Zoran Loncar, Minister für kommunale Selbstverwaltung und Mitglied des Nationalrates für die Kooperation mit dem Tribunal, wies die Anschuldigungen des Präsidenten gegen die Regierung zurück. Er erklärte, Präsident Tadic solle, bevor er die Regierung kritisiere, über seine eigene Verantwortung sprechen. Da Carla del Ponte die meiste Kritik gegen die Streitkräfte gerichtet habe, trage Tadic als ehemaliger serbisch-montenegrinischer Verteidigungsminister und Mitglied des Obersten Verteidigungsrates erheblich Mitschuld an dieser Lage. "Tadic sollte darlegen, wie viele ICTY-Angeklagte während seiner Amtszeit nach Den Haag ausgeliefert wurden", so Loncar.

Umgehend folgte eine Antwort aus dem Büro des Präsidenten. Sein Pressedienst unterrichtete Minister Loncar darüber, dass die Auslieferung der Angeklagten nicht in den Zuständigkeitsbereich des Obersten Verteidigungsrates falle, sondern ausschließlich in den der Regierung Serbiens. Minister Loncar solle seiner Arbeit nachgehen und die Regierung solle sagen, was sie wegen des negativen Berichts des ICTY unternehmen wolle, statt die Öffentlichkeit falsch zu informieren, hieß es aus dem Präsidialamt.
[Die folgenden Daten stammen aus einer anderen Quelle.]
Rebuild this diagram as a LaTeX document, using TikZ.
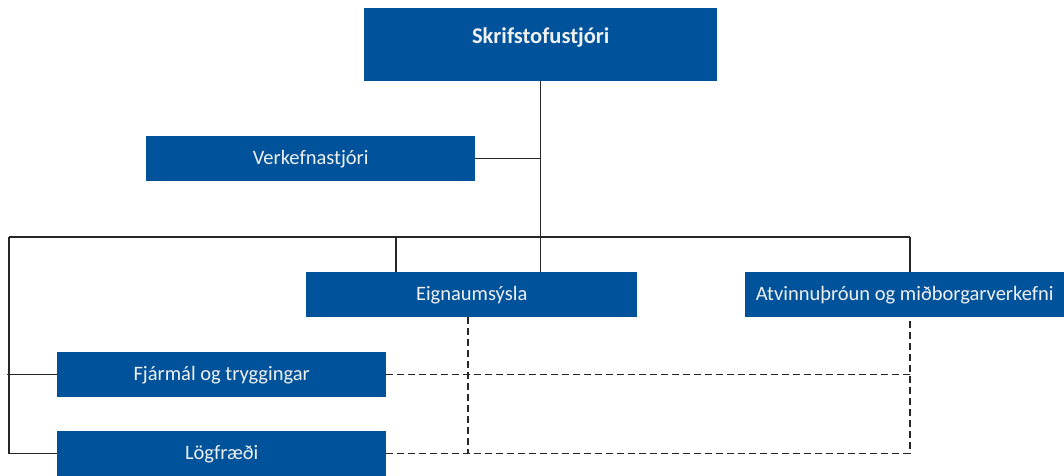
\documentclass[tikz,border=0pt]{standalone}
\usepackage{fontspec}
\setmainfont{Carlito}
\definecolor{orgblue}{RGB}{0,82,155}
\tikzset{
  unit/.style={fill=orgblue, text=white!94!black, anchor=north west, inner sep=0pt,
    minimum height=45pt, font=\fontsize{20.5}{22}\selectfont},
  link/.style={draw=black!85, line width=1.5pt},
  dotlink/.style={link, dash pattern=on 7pt off 4pt}
}
\begin{document}
\begin{tikzpicture}[x=1pt, y=-1pt]
            \useasboundingbox (0,0) rectangle (1064,475);

            \node[unit, minimum width=353pt, text height=35pt, text depth=38pt,
              minimum height=73pt, font=\fontsize{22.5}{24}\selectfont\bfseries] (skrif) at (364, 8) {Skrifstofustjóri};
            \node[unit, minimum width=329pt] (verk) at (146, 136) {Verkefnastjóri};
            \node[unit, minimum width=331pt] (eign) at (306, 272) {Eignaumsýsla};
            \node[unit, minimum width=319pt] (atv) at (745, 272) {Atvinnuþróun og miðborgarverkefni};
            \node[unit, minimum width=329pt] (fjar) at (57, 352) {Fjármál og tryggingar};
            \node[unit, minimum width=329pt] (log) at (57, 431) {Lögfræði};

            \coordinate (busL) at (9, 237);
            \coordinate (busR) at (910, 237);
            \coordinate (eignTap) at (396, 237);
            \coordinate (eignLow) at (468, 317);

            \draw [link] (skrif.south) -- (skrif.south |- eign.north);
            \draw [link] (verk.east) -- (verk.east -| skrif.south);
            \draw [link] (busL) -- (busR);
            \draw [link] (eignTap) -- (eignTap |- eign.north);
            \draw [link] (busR) -- (busR |- atv.north);
            \draw [link] (busL) |- (log.west);
            \draw [link] ([xshift=-2pt]busL |- fjar.west) -- (fjar.west);

            \draw [dotlink] (fjar.east) -- (fjar.east -| busR);
            \draw [dotlink] (log.east) -- (log.east -| busR) -- (busR |- atv.south);
            \draw [dotlink] (eignLow) -- (eignLow |- log.east);
        \end{tikzpicture}
\end{document}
In die polemische Debatte über die Schuldfrage reihte sich auch Serbiens Finanzminister Mladjan Dinkic ein. Er versuchte, die gegenseitigen Anschuldigungen durch die Bemerkung auszugleichen: Sowohl der Präsident als auch die Regierung Serbiens seien für die Probleme mit dem ICTY gleichermaßen verantwortlich. "Mir scheint, Präsident Tadic lebt in dem gleichen Staat wie Premier Vojislav Kostunica. Wir sind alle dafür verantwortlich, unsere Pflicht gegenüber dem ICTY zu erfüllen: Präsident Tadic, Premier Kostunica, unsere Regierung", meinte Dinkic.

Mehr Aktivität gefordert

Dem augenblicklichen Kenntnisstand zufolge gibt es keinerlei Anzeichen dafür, dass Aktivitäten im Gang sind, um die flüchtigen Angeklagten, allen voran Ratko Mladic, ausfindig zu machen. Ein jüngstes Vorkommnis hat das Misstrauen der internationalen Gemeinschaft gegenüber Serbien sicherlich weiter geschürt: Das ICTY hatte von Belgrader Behörden Militärunterlagen über Mladic angefordert und erhielt in dem Dossier zahlreiche leere Blätter. Verteidigungsminister Zoran Stankovic versicherte inzwischen, die Regierung werde in Kürze die Probleme bei der Kooperation mit dem ICTY genau untersuchen, um sicher zu stellen, dass keine Informationen unterschlagen würden.